En mi familia nunca salimos de vacaciones de semana santa, vacacionábamos en verano y ahí sí, religiosamente, íbamos a Acapulco. Recuerdo, eso sí, muchos viernes santos en el club, en Cuernavaca, jugando squash y asoleándonos. Ya más grandes, el día terminaba en familia con tacos o pizza y cervezas. El milagro más grande que recuerdo de un viernes santo fue el día que me metí a una tienda de discos en una plaza de la ciudad de la eterna primavera y encontré, en LP, el “High voltage” y el “Let there be rock”, de AC/DC. No sé qué le habré prometido a mi papá, pero regresé al DF con sendos acetatos que me faltaban en mi colección. El “Powerage” llegaría 25 años después.

Semana santa también son para mí las “borracheras exprés” de mi adolescencia, cuando aprovechábamos que mis papás alguna vez, o los padres de los Figueroa, en otra, se habían ido a la iglesia para vaciar, en menos de dos horas, una botella de ron. Lo más feo de las vacaciones de Pascua era hacer tarea. Cuando iba en tercero de secundaria, la maestra Adelina, que me reprobó a final de curso, nos dejó leer “Crimen y castigo” durante esas dos semanas. Entre las celebraciones católicas y la densidad de la novela de Dostoyevski, terminé más confundido que Rodión Raskólnikov después del asesinato de la usurera.

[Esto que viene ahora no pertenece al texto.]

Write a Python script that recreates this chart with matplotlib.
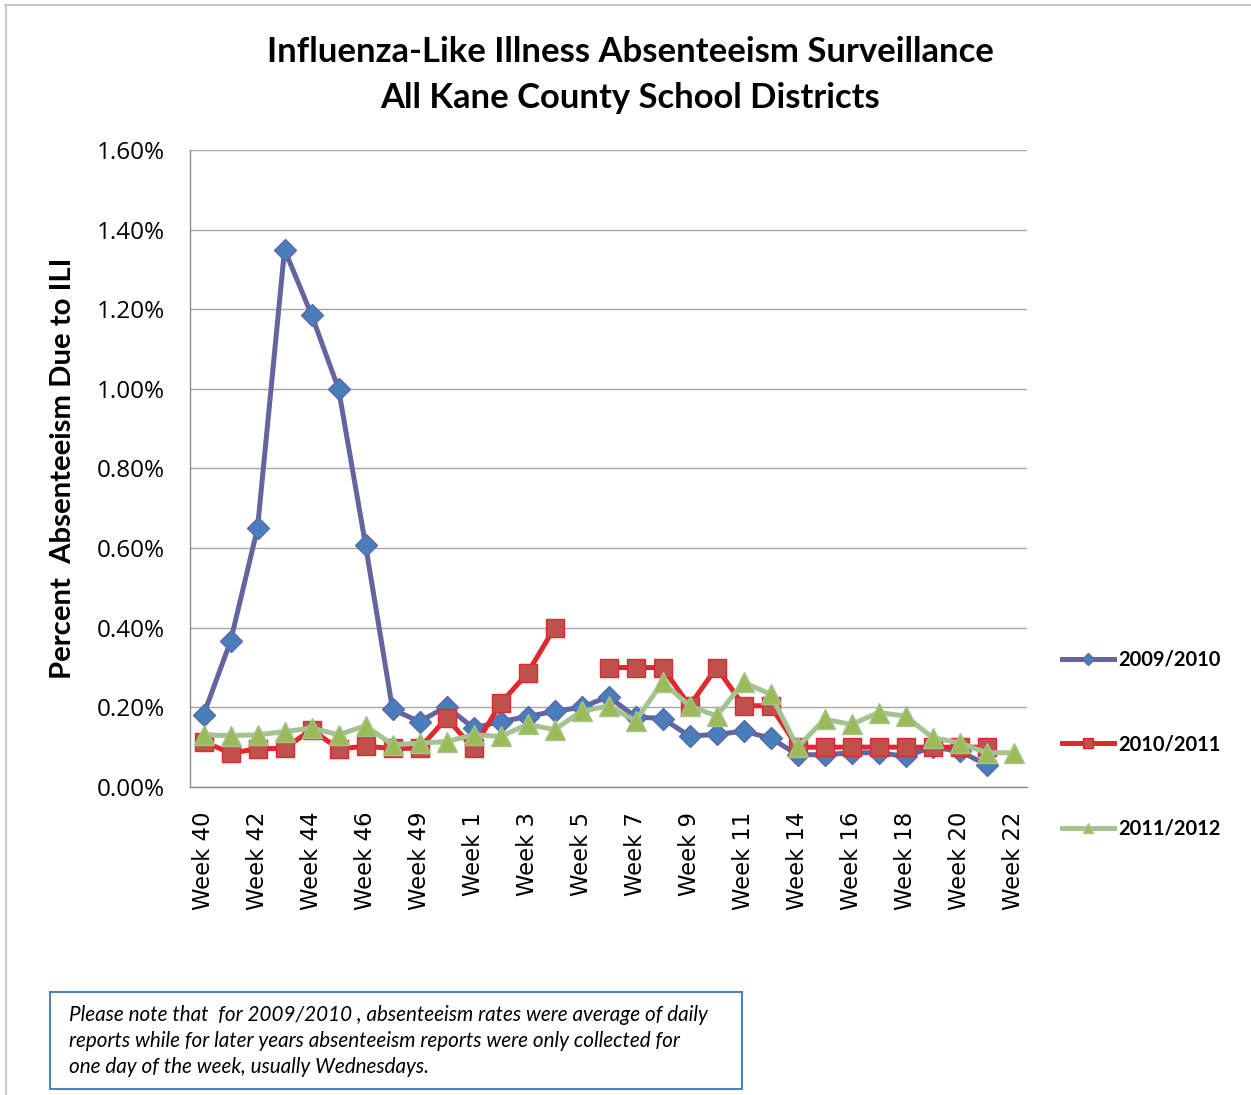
import numpy as np
import matplotlib
matplotlib.use('Agg')
import matplotlib.pyplot as plt
from matplotlib.lines import Line2D
from matplotlib.patches import Rectangle
from matplotlib.ticker import FuncFormatter

# Semanas escolares (categorias del eje X)
semanas = ['Week 40', 'Week 41', 'Week 42', 'Week 43', 'Week 44', 'Week 45', 'Week 46',
           'Week 48', 'Week 49', 'Week 50', 'Week 1', 'Week 2', 'Week 3', 'Week 4',
           'Week 5', 'Week 6', 'Week 7', 'Week 8', 'Week 9', 'Week 10', 'Week 11',
           'Week 13', 'Week 14', 'Week 15', 'Week 16', 'Week 17', 'Week 18', 'Week 19',
           'Week 20', 'Week 21', 'Week 22']

# Porcentaje de ausentismo por temporada (None = sin dato)
s2009 = [0.181, 0.366, 0.65, 1.35, 1.186, 1.00, 0.608, 0.195, 0.164, 0.202, 0.148,
         0.164, 0.177, 0.19, 0.20, 0.227, 0.176, 0.172, 0.128, 0.132, 0.14, 0.123,
         0.081, 0.081, 0.086, 0.086, 0.077, 0.10, 0.09, 0.056, None]
s2010 = [0.114, 0.085, 0.096, 0.097, 0.144, 0.096, 0.102, 0.097, 0.097, 0.173, 0.097,
         0.21, 0.286, 0.40, None, 0.30, 0.30, 0.30, 0.204, 0.30, 0.204, 0.204,
         0.10, 0.10, 0.10, 0.10, 0.10, 0.10, 0.10, 0.10, None]
s2011 = [0.131, 0.129, 0.131, 0.139, 0.148, 0.131, 0.154, 0.106, 0.11, 0.114, 0.131,
         0.127, 0.157, 0.144, 0.19, 0.204, 0.166, 0.263, 0.204, 0.178, 0.263, 0.233,
         0.10, 0.17, 0.157, 0.187, 0.178, 0.124, 0.111, 0.086, 0.086]
temporadas = ['2009/2010', '2010/2011', '2011/2012']

def arr(v):
    return np.array([np.nan if x is None else x for x in v], dtype=float)

x = np.arange(len(semanas))
fig = plt.figure(figsize=(12.51, 10.95), dpi=100)
ax = fig.add_axes([0.1519, 0.2813, 0.6691, 0.5817])

ax.plot(x, arr(s2009), '-', color='#64649F', lw=3.6, marker='D', ms=11.5,
        mfc='#4A7EBB', mec='#5A6AA8', mew=1, label=temporadas[0], zorder=3)
ax.plot(x, arr(s2010), '-', color='#E0282E', lw=3.6, marker='s', ms=13,
        mfc='#C0504D', mec='#E0282E', mew=1, label=temporadas[1], zorder=4)
ax.plot(x, arr(s2011), '-', color='#A6C291', lw=3.6, marker='^', ms=14,
        mfc='#9BBB59', mec='#A6C291', mew=1, label=temporadas[2], zorder=5)

# Ejes
ax.set_xlim(-0.5, len(semanas) - 0.5)
ax.set_ylim(0, 1.6)
ax.set_yticks(np.arange(0, 1.61, 0.2))
ax.yaxis.set_major_formatter(FuncFormatter(lambda v, p: '%.2f%%' % v))
ax.set_xticks(x[::2])
ax.set_xticklabels(semanas[::2], rotation=90, fontsize=16.4, family='DejaVu Sans')
ax.tick_params(axis='both', length=0)
ax.tick_params(axis='y', labelsize=17.5, pad=18)
ax.tick_params(axis='x', pad=18)
for lb in ax.get_yticklabels():
    lb.set_family(['Open Sans', 'DejaVu Sans'])
ax.grid(axis='y', color='#A6A6A6', lw=1)
ax.set_axisbelow(True)
for s in ['top', 'right']:
    ax.spines[s].set_visible(False)
for s in ['left', 'bottom']:
    ax.spines[s].set_color('#8C8C8C')
    ax.spines[s].set_linewidth(1)

ax.set_ylabel('Percent  Absenteeism Due to ILI', fontsize=21.2, fontweight='bold',
              family='Lato')
ax.yaxis.set_label_coords(-0.136, 0.5)

fig.text(0.504, 0.9315, 'Influenza-Like Illness Absenteeism Surveillance\nAll Kane County School Districts',
         ha='center', va='center', fontsize=24.9, fontweight='bold', family='Lato',
         linespacing=1.55)

# Leyenda a la derecha
ax.legend(loc='center left', bbox_to_anchor=(1.02, 0.067), frameon=False,
          prop={'family': 'Lato', 'weight': 'bold', 'size': 14.5},
          labelspacing=3.2, handlelength=2.6, handletextpad=0.2, markerscale=0.55)

# Nota al pie
fig.patches.append(Rectangle((50 / 1251, 1 - 1089 / 1095), 692 / 1251, 97 / 1095,
                             transform=fig.transFigure, fill=False,
                             edgecolor='#4F81BD', lw=1.5))
fig.text(69 / 1251, 1 - 1041 / 1095,
         'Please note that  for 2009/2010 , absenteeism rates were average of daily\n'
         'reports while for later years absenteeism reports were only collected for\n'
         'one day of the week, usually Wednesdays.',
         ha='left', va='center', fontsize=14.9, style='italic', family='Lato',
         linespacing=1.38)

# Borde del grafico
fig.lines.append(Line2D([5 / 1251, 1], [1 - 5 / 1095, 1 - 5 / 1095],
                        transform=fig.transFigure, color='#C8C8C8', lw=1.5))
fig.lines.append(Line2D([6 / 1251, 6 / 1251], [0, 1 - 5 / 1095],
                        transform=fig.transFigure, color='#C8C8C8', lw=1.5))

fig.savefig('out.png', dpi=100)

Sobra decir que por el trauma que me causó aquella encomienda, nunca he leído completa la novela.

El otro milagro

La madrugada del jueves santo de 2004, una patrulla de la policía de la Ciudad de México, que circulaba en sentido contrario, sin luces y a exceso de velocidad por la calle Juan Escutia, embistió el auto donde viajaba. Después de salir del Gitanerías, un compañero de trabajo me llevaba a la oficina para que recogiera mi auto. No sentimos el impacto. Cuando abrí los ojos, la calle estaba llena de luces rojas y azules. Terminé arriba de una patrulla, de la que me bajaron adentro de un bodegón de la colonia Guerrero, golpeado y con tres mil pesos menos. El auto de Milton y la patrulla terminaron destrozados, pérdida total, y ellos tres en el hospital, yo sólo tuve moretones en las piernas y en el hombro, por el jalón del cinturón de seguridad.

La nota del accidente salió en Metro y en la crónica de una madrugada accidentada de un noticiero de televisión. Los policías extorsionaron a la familia de Milton, que se tuvo que ir de la ciudad con los nervios destrozados. Casi 20 años después, algunas tardes tomo café con mi hija en Anvil, un lugar que se ubica en esa esquina. A veces odio recordar.